Sorry, my fault for not being clear. I didn't mean that digital equity would empower employees to circumvent company policies.

Rather digital equity and governance systems [1] that are currently being built around blockchain and decentralized projects simply take a much more egalitarian and healthy approach to distributing ownership in the first place. And, hey, if you want to use equity as an incentive for retaining employees, you still can do that using (for instance) a smart contract in a way that is fair and not concentrated as a power in the signature of a single person.

At the end of the day, traditional private equity whether it is an investment or as compensation has a lot of problems, as I'm sure HN readers on here know very well.

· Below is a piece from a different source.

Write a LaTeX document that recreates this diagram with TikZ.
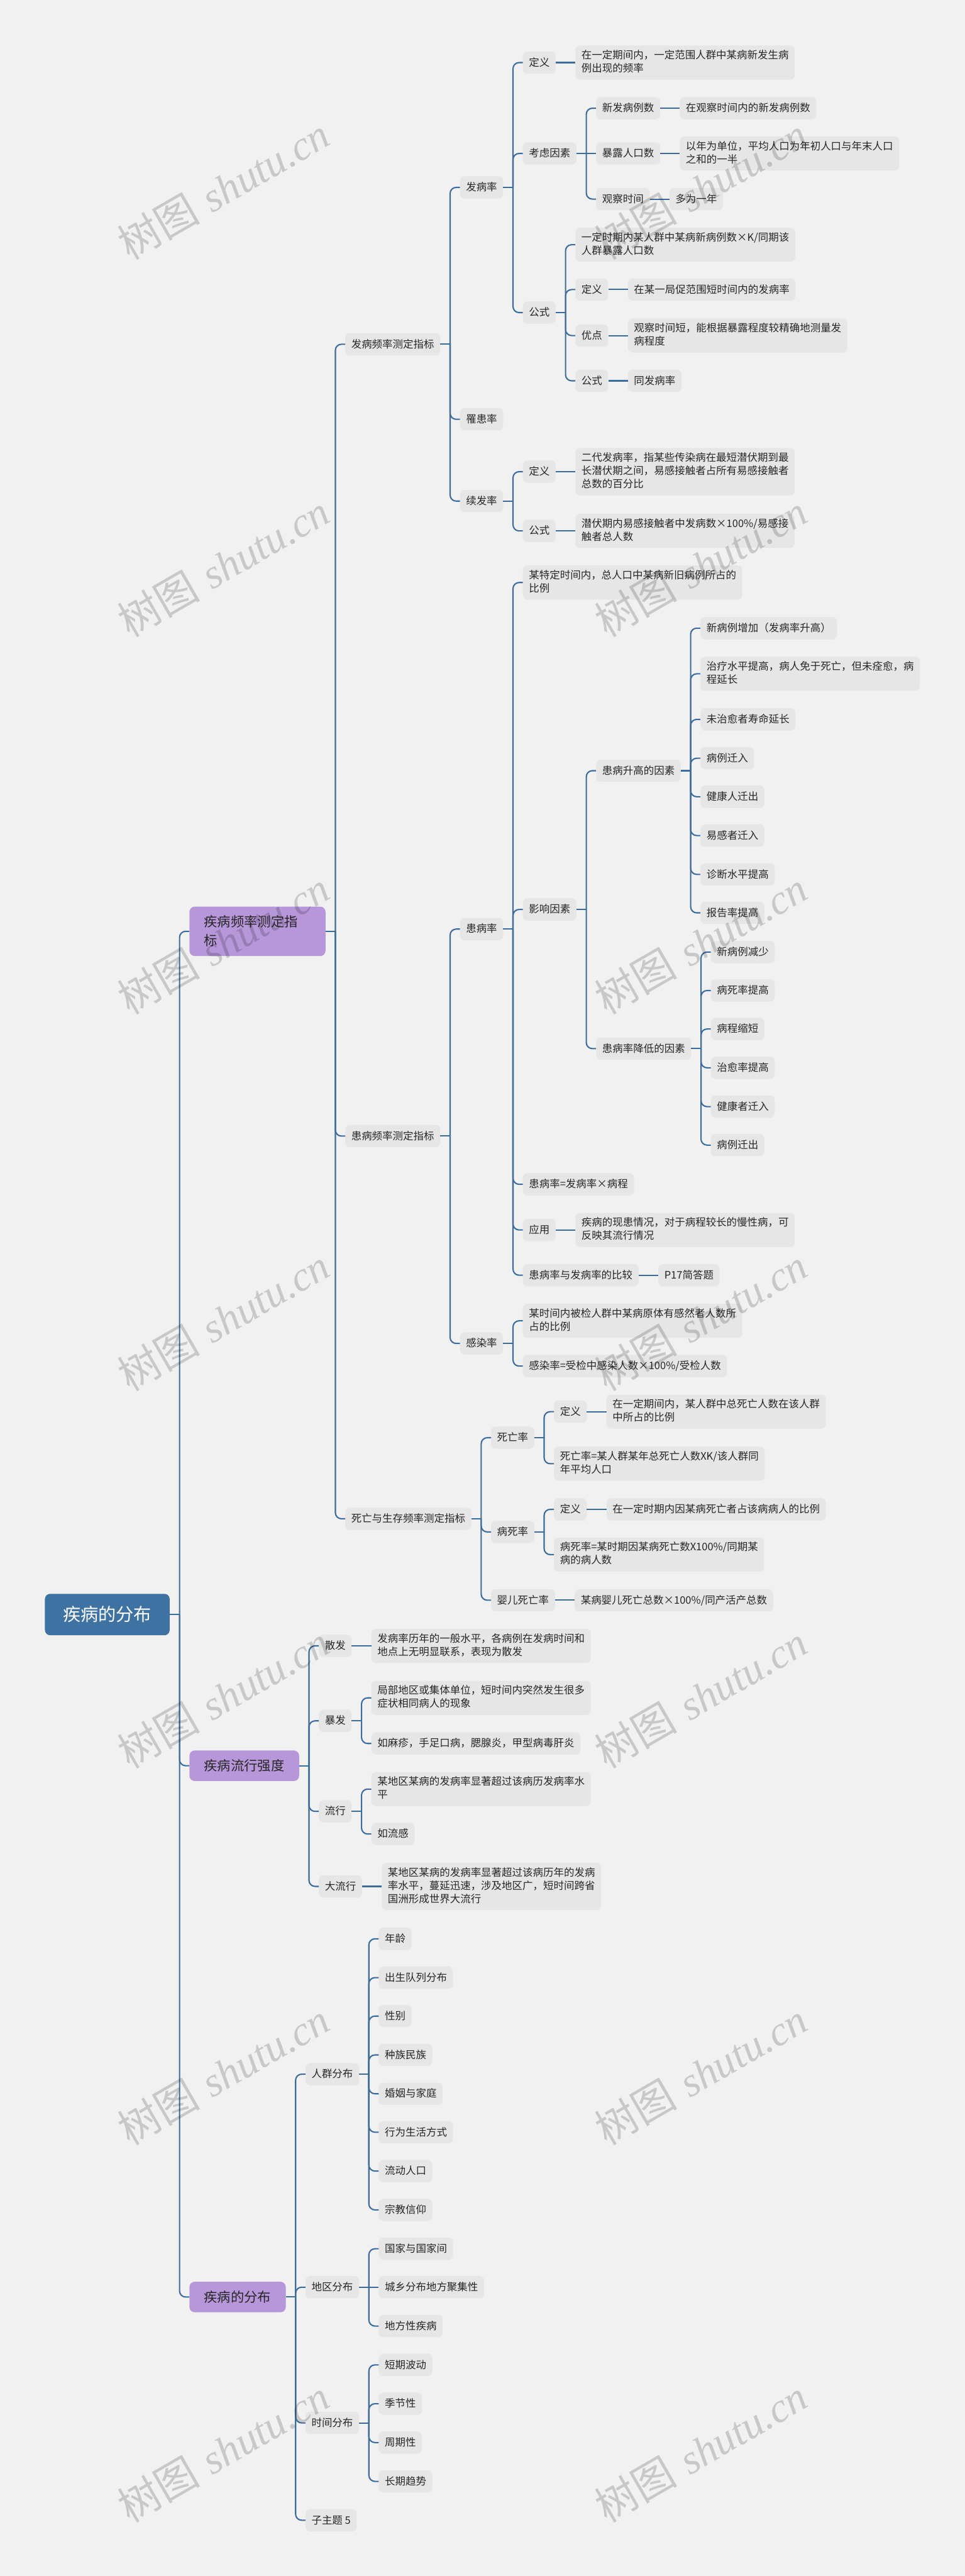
\documentclass[tikz,border=0pt]{standalone}
\usepackage{fontspec}
\newfontfamily\cjk{Noto Sans CJK SC}
\newfontfamily\wmserif{Liberation Serif}
\definecolor{bgc}{HTML}{F1F1F1}
\definecolor{boxc}{HTML}{E6E6E6}
\definecolor{linec}{HTML}{3C6C9C}
\definecolor{rootc}{HTML}{3E72A3}
\definecolor{purc}{HTML}{B797D9}
\definecolor{txtc}{HTML}{262626}
\newcommand\mystrut{\rule[-8pt]{0pt}{35pt}}
\newcommand\nl{\\\mystrut}
\newcommand\lstrut{\rule[-12pt]{0pt}{50pt}}
\newcommand\nll{\\\lstrut}
\newcommand\rstrut{\rule[-14pt]{0pt}{62pt}}
\newcommand\kid[5][]{%
  \node[bx,xshift=52pt,#1] (#2) at (#3.east |- 0,#4) {#5};%
  \expandafter\xdef\csname ny@#2\endcsname{#4}%
  \draw[conn] (#3.east) -- ++(26pt,0);%
  \ifdim #4pt=\csname ny@#3\endcsname pt
    \draw[conn] ([xshift=26pt]#3.east) -- (#2.west);%
  \else
    \draw[conn] ([xshift=26pt]#3.east) |- (#2.west);%
  \fi}
\begin{document}
\begin{tikzpicture}[x=1pt,y=-1pt,
  bx/.style={anchor=west, fill=boxc, rounded corners=12pt, inner xsep=16pt, inner ysep=12pt, align=left, text=txtc, font=\cjk\fontsize{27.5}{35}\selectfont, execute at begin node=\mystrut},
  lv1/.style={anchor=west, fill=purc, rounded corners=14pt, inner xsep=39pt, inner ysep=15.5pt, align=left, text=txtc, font=\cjk\fontsize{35.5}{50}\selectfont, execute at begin node=\lstrut},
  rt/.style={anchor=west, fill=rootc, rounded corners=14pt, inner xsep=48pt, inner ysep=24pt, text=white, font=\cjk\fontsize{47}{62}\selectfont, execute at begin node=\rstrut},
  conn/.style={draw=linec, line width=3.5pt, rounded corners=16pt},
  wm/.style={rotate=30, anchor=south west, text=black, text opacity=0.17, inner sep=0pt, font=\fontsize{110}{120}\selectfont}
]
\fill[bgc] (0,0) rectangle (2560,6832);
\node[rt] (R) at (119,4282) {疾病的分布};
\expandafter\xdef\csname ny@R\endcsname{4282}
% level 1
\kid[lv1,text width=283pt]{A1}{R}{2470}{疾病频率测定指\nll 标}
\kid[lv1]{A2}{R}{4683}{疾病流行强度}
\kid[lv1]{A3}{R}{6092}{疾病的分布}
% A1
\kid{B1}{A1}{913}{发病频率测定指标}
\kid{B2}{A1}{3013}{患病频率测定指标}
\kid{B3}{A1}{4028}{死亡与生存频率测定指标}
% B1
\kid{C1}{B1}{497}{发病率}
\kid{C2}{B1}{1112}{罹患率}
\kid{C3}{B1}{1329}{续发率}
\kid{D1}{C1}{166}{定义}
\kid{E1}{D1}{166}{在一定期间内，一定范围人群中某病新发生病\nl 例出现的频率}
\kid{D2}{C1}{407}{考虑因素}
\kid{E2}{D2}{287}{新发病例数}
\kid{F2}{E2}{287}{在观察时间内的新发病例数}
\kid{E3}{D2}{407}{暴露人口数}
\kid{F3}{E3}{407}{以年为单位，平均人口为年初人口与年末人口\nl 之和的一半}
\kid{E4}{D2}{528}{观察时间}
\kid{F4}{E4}{528}{多为一年}
\kid{D3}{C1}{829}{公式}
\kid{E5}{D3}{649}{一定时期内某人群中某病新病例数×K/同期该\nl 人群暴露人口数}
\kid{E6}{D3}{768}{定义}
\kid{F6}{E6}{768}{在某一局促范围短时间内的发病率}
\kid{E7}{D3}{890}{优点}
\kid{F7}{E7}{890}{观察时间短，能根据暴露程度较精确地测量发\nl 病程度}
\kid{E8}{D3}{1010}{公式}
\kid{F8}{E8}{1010}{同发病率}
\kid{D4}{C3}{1251}{定义}
\kid{E9}{D4}{1251}{二代发病率，指某些传染病在最短潜伏期到最\nl 长潜伏期之间，易感接触者占所有易感接触者\nl 总数的百分比}
\kid{D5}{C3}{1408}{公式}
\kid{E10}{D5}{1408}{潜伏期内易感接触者中发病数×100\%/易感接\nl 触者总人数}
% B2
\kid{C4}{B2}{2464}{患病率}
\kid{C5}{B2}{3563}{感染率}
\kid{D6}{C4}{1545}{某特定时间内，总人口中某病新旧病例所占的\nl 比例}
\kid{D7}{C4}{2412}{影响因素}
\kid{E11}{D7}{2044}{患病升高的因素}
\kid{G1}{E11}{1666}{新病例增加（发病率升高）}
\kid{G2}{E11}{1787}{治疗水平提高，病人免于死亡，但未痊愈，病\nl 程延长}
\kid{G3}{E11}{1908}{未治愈者寿命延长}
\kid{G4}{E11}{2011}{病例迁入}
\kid{G5}{E11}{2113}{健康人迁出}
\kid{G6}{E11}{2216}{易感者迁入}
\kid{G7}{E11}{2319}{诊断水平提高}
\kid{G8}{E11}{2421}{报告率提高}
\kid{E12}{D7}{2781}{患病率降低的因素}
\kid{H1}{E12}{2525}{新病例减少}
\kid{H2}{E12}{2627}{病死率提高}
\kid{H3}{E12}{2729}{病程缩短}
\kid{H4}{E12}{2832}{治愈率提高}
\kid{H5}{E12}{2935}{健康者迁入}
\kid{H6}{E12}{3037}{病例迁出}
\kid{D8}{C4}{3141}{患病率=发病率×病程}
\kid{D9}{C4}{3262}{应用}
\kid{E13}{D9}{3262}{疾病的现患情况，对于病程较长的慢性病，可\nl 反映其流行情况}
\kid{D10}{C4}{3382}{患病率与发病率的比较}
\kid{E14}{D10}{3382}{P17简答题}
\kid{D11}{C5}{3503}{某时间内被检人群中某病原体有感然者人数所\nl 占的比例}
\kid{D12}{C5}{3623}{感染率=受检中感染人数×100\%/受检人数}
% B3
\kid{C6}{B3}{3813}{死亡率}
\kid{D13}{C6}{3744}{定义}
\kid{E15}{D13}{3744}{在一定期间内，某人群中总死亡人数在该人群\nl 中所占的比例}
\kid{D14}{C6}{3882}{死亡率=某人群某年总死亡人数XK/该人群同\nl 年平均人口}
\kid{C7}{B3}{4063}{病死率}
\kid{D15}{C7}{4003}{定义}
\kid{E16}{D15}{4003}{在一定时期内因某病死亡者占该病病人的比例}
\kid{D16}{C7}{4123}{病死率=某时期因某病死亡数X100\%/同期某\nl 病的病人数}
\kid{C8}{B3}{4244}{婴儿死亡率}
\kid{D17}{C8}{4244}{某病婴儿死亡总数×100\%/同产活产总数}
% A2
\kid{B4}{A2}{4365}{散发}
\kid{C9}{B4}{4365}{发病率历年的一般水平，各病例在发病时间和\nl 地点上无明显联系，表现为散发}
\kid{B5}{A2}{4564}{暴发}
\kid{C10}{B5}{4503}{局部地区或集体单位，短时间内突然发生很多\nl 症状相同病人的现象}
\kid{C11}{B5}{4624}{如麻疹，手足口病，腮腺炎，甲型病毒肝炎}
\kid{B6}{A2}{4804}{流行}
\kid{C12}{B6}{4745}{某地区某病的发病率显著超过该病历发病率水\nl 平}
\kid{C13}{B6}{4864}{如流感}
\kid{B7}{A2}{5003}{大流行}
\kid{C14}{B7}{5003}{某地区某病的发病率显著超过该病历年的发病\nl 率水平，蔓延迅速，涉及地区广，短时间跨省\nl 国洲形成世界大流行}
% A3
\kid{B8}{A3}{5501}{人群分布}
\kid{I1}{B8}{5142}{年龄}
\kid{I2}{B8}{5245}{出生队列分布}
\kid{I3}{B8}{5347}{性别}
\kid{I4}{B8}{5450}{种族民族}
\kid{I5}{B8}{5553}{婚姻与家庭}
\kid{I6}{B8}{5655}{行为生活方式}
\kid{I7}{B8}{5758}{流动人口}
\kid{I8}{B8}{5861}{宗教信仰}
\kid{B9}{A3}{6066}{地区分布}
\kid{J1}{B9}{5964}{国家与国家间}
\kid{J2}{B9}{6066}{城乡分布地方聚集性}
\kid{J3}{B9}{6169}{地方性疾病}
\kid{B10}{A3}{6426}{时间分布}
\kid{K1}{B10}{6272}{短期波动}
\kid{K2}{B10}{6375}{季节性}
\kid{K3}{B10}{6478}{周期性}
\kid{K4}{B10}{6581}{长期趋势}
\kid{B11}{A3}{6684}{子主题 5}
% watermarks
\foreach \k in {0,...,6}{
  \node[wm] (wmL\k) at (348,700+1000*\k) {{\cjk 树图} {\wmserif\itshape shutu.cn}};
  \node[wm] (wmR\k) at (1615,700+1000*\k) {{\cjk 树图} {\wmserif\itshape shutu.cn}};
}
\end{tikzpicture}
\end{document}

[1] Most forward-thinking real world example: http://daohub.org


The existence of a distributed ownership mechanism isn't going to convince companies to use that mechanism.

Honestly, the best way to decentralize ownership is to lead by example and start a hundred-billion dollar company that distributes ownership. If the next Google has decentralized ownership, that would be a model for other companies to follow. Right now, there is no incentive for any company to do anything nontraditional here.


That's what I'm saying. The next generation of companies will have all of the tools and technologies to enable that distributed ownership. It's early days, but "decentralized Uber" Arcade City is doing precisely that.


Okay, let's assume that a smart contract with a particular blockchain is going to remain viable and secure for an entire decade.

The issue here is taxation before gains are realized. Are you assuming the government isn't going to tax you, just because it's a smart contract?


(1) Okay, let's assume that. It's not exactly an outrageous assumption -- Bitcoin has been operating for 7 years. Ethereum has been around for 1 year, but even if it fails, there will be other smart contract platforms perhaps even on the Bitcoin chain (i.e. Rootstock).

(2) Sorry, not following you. I never said or implied anything of the sort. I don't see how that's a central issue to our discussion, but perhaps you can educate me.